An error-analysis-based multi-scale reliability model for predicting the minimum time-to-failure of brittle components with environment-assisted crack growth

Abstract

We developed an error-propagation-analysis-based multi-scale reliability model in three steps to estimate the minimum time-to-failure of a full-size brittle component with environment-assisted crack growth. First, we use a time-to-failure formula according to Fuller et al. (1994), which was based on laboratory experiments on brittle materials for measuring time-to-failure of specimens that undergo moisture-enhanced crack growth under constant stressing.

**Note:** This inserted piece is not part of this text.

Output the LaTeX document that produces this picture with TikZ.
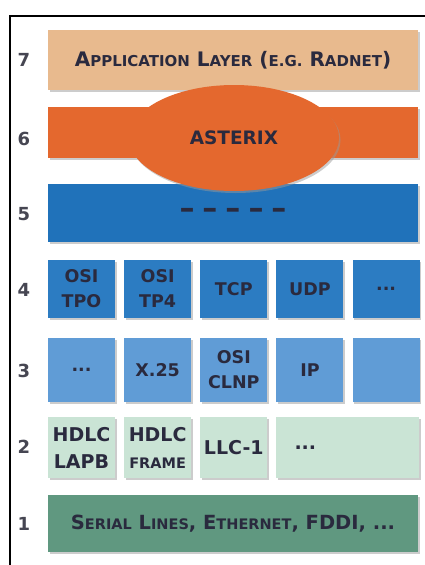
\documentclass[tikz,border=0pt]{standalone}
\usepackage{fontspec}
\setmainfont{DejaVu Sans}
\usepackage{xcolor}
\definecolor{apptan}{RGB}{232,186,142}
\definecolor{asxorange}{RGB}{228,104,46}
\definecolor{sessblue}{RGB}{32,114,186}
\definecolor{trblue}{RGB}{44,124,194}
\definecolor{netblue}{RGB}{96,156,214}
\definecolor{linkgreen}{RGB}{202,228,213}
\definecolor{physgreen}{RGB}{96,152,128}
\definecolor{lbltext}{RGB}{42,42,62}
\definecolor{numgray}{RGB}{70,70,82}
\usetikzlibrary{positioning, shadows, shapes.geometric}
\newcommand{\lsc}[1]{{\fontsize{15}{15}\selectfont #1}}

\begin{document}
\begin{tikzpicture}[x=1pt, y=-1pt,
    layer/.style={rectangle, inner sep=0pt, align=center, text=lbltext,
                  font=\bfseries\fontsize{17.5}{25}\selectfont,
                  drop shadow={shadow xshift=1.5pt, shadow yshift=-2pt, fill=black!40, opacity=.5}},
    fullbar/.style={layer, minimum width=370pt},
    cell/.style={layer, minimum width=67pt},
    linkcell/.style={cell, minimum height=61pt, fill=linkgreen,
                     font=\bfseries\fontsize{19}{27}\selectfont},
    laynum/.style={font=\bfseries\fontsize{18}{18}\selectfont, text=numgray},
  ]
    \useasboundingbox (0,0) rectangle (425,565);

    % --- frame ---
    \draw[line width=2pt] (10,570) -- (10,16) -- (430,16);

    % --- layer 7 ---
    \node[fullbar, minimum height=60pt, fill=apptan] (app) at (233,60)
      {\fontsize{20}{20}\selectfont A\lsc{PPLICATION} L\lsc{AYER} (\lsc{E.G.} R\lsc{ADNET})};

    % --- layer 5 ---
    \node[fullbar, minimum height=58pt, fill=sessblue] (sess) at (233,213)
      {\fontsize{30}{30}\selectfont --\hspace{8pt}--\hspace{8pt}--\hspace{8pt}--\hspace{8pt}--};

    % --- layer 6 ---
    \node[fullbar, minimum height=51pt, fill=asxorange] (pres) at (233,132.5) {};
    \node[ellipse, inner sep=0pt, minimum width=210pt, minimum height=106pt, fill=asxorange,
          text=lbltext, font=\bfseries\fontsize{18.5}{18.5}\selectfont,
          drop shadow={shadow xshift=1.5pt, shadow yshift=-2pt, fill=black!40, opacity=.5}]
      (asterix) at (234,138) {ASTERIX};

    % --- layer 4 ---
    \node[cell, minimum height=58pt, fill=trblue] (tp0) at (81.5,289) {OSI\\TPO};
    \node[cell, minimum height=58pt, fill=trblue, right=8.75pt of tp0] (tp4) {OSI\\TP4};
    \node[cell, minimum height=58pt, fill=trblue, right=8.75pt of tp4] (tcp) {TCP};
    \node[cell, minimum height=58pt, fill=trblue, right=8.75pt of tcp] (udp) {UDP};
    \node[cell, minimum height=58pt, fill=trblue, right=8.75pt of udp] (tpmore) {...};

    % --- layer 3 ---
    \node[cell, minimum height=64pt, fill=netblue] (netmore) at (81.5,370) {...};
    \node[cell, minimum height=64pt, fill=netblue, right=8.75pt of netmore] (x25) {X.25};
    \node[cell, minimum height=64pt, fill=netblue, right=8.75pt of x25] (clnp) {OSI\\CLNP};
    \node[cell, minimum height=64pt, fill=netblue, right=8.75pt of clnp] (ip) {IP};
    \node[cell, minimum height=64pt, fill=netblue, right=8.75pt of ip] (netfree) {};

    % --- layer 2 ---
    \node[linkcell] (lapb) at (81.5,447.5) {HDLC\\LAPB};
    \node[linkcell, right=8.75pt of lapb] (frame)
      {HDLC\\{\fontsize{14.5}{14.5}\selectfont FRAME}};
    \node[linkcell, right=8.75pt of frame] (llc) {LLC-1};
    \node[linkcell, minimum width=142.75pt, right=8.75pt of llc] (linkmore)
      {\hspace*{-85pt}...};

    % --- layer 1 ---
    \node[fullbar, minimum height=57pt, fill=physgreen] (phys) at (233,523.5)
      {\fontsize{19.5}{19.5}\selectfont S{\fontsize{14.5}{14.5}\selectfont ERIAL} L{\fontsize{14.5}{14.5}\selectfont INES},
       E{\fontsize{14.5}{14.5}\selectfont THERNET}, FDDI, ...};

    % --- layer numbers ---
    \node[laynum] (n7) at (24,60) {7};
    \node[laynum] (n6) at (24,139) {6};
    \node[laynum] (n5) at (24,214) {5};
    \node[laynum] (n4) at (24,290) {4};
    \node[laynum] (n3) at (24,371) {3};
    \node[laynum] (n2) at (24,447) {2};
    \node[laynum] (n1) at (24,524) {1};
\end{tikzpicture}
\end{document}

The formula predicted the mean time-to-failure of a specimen-size component in a power-law relationship with the applied stress involving two strength test parameters, S and Sv, and two constant stressing test parameters from regression analysis, 𝜆 and N′. Second, we use the classical laws of error propagation to derive a formula for the standard deviation of the time-to-failure of a specimen-size component and apply it to computing the standard deviation of the time-to-failure of a specimen-size component for a specific applied stress. Third, we apply the statistical theory of tolerance intervals and develop a conservative method of estimating the failure probability of the full-size components by introducing the concept of a failure probability upper bound (FPUB). This allows us to derive a relationship for the minimum time-to-failure, min-tf, of a full-size brittle component at a specific applied stress as a function f of the FPUB. By equating (1 – FPUB) as the Reliability Lower Bound, RELLB, we arrive at a relation, min-tf = f (RELLB), which expresses the min. time-to-failure as a function of the reliability lower bound, or conservatively as a function of reliability.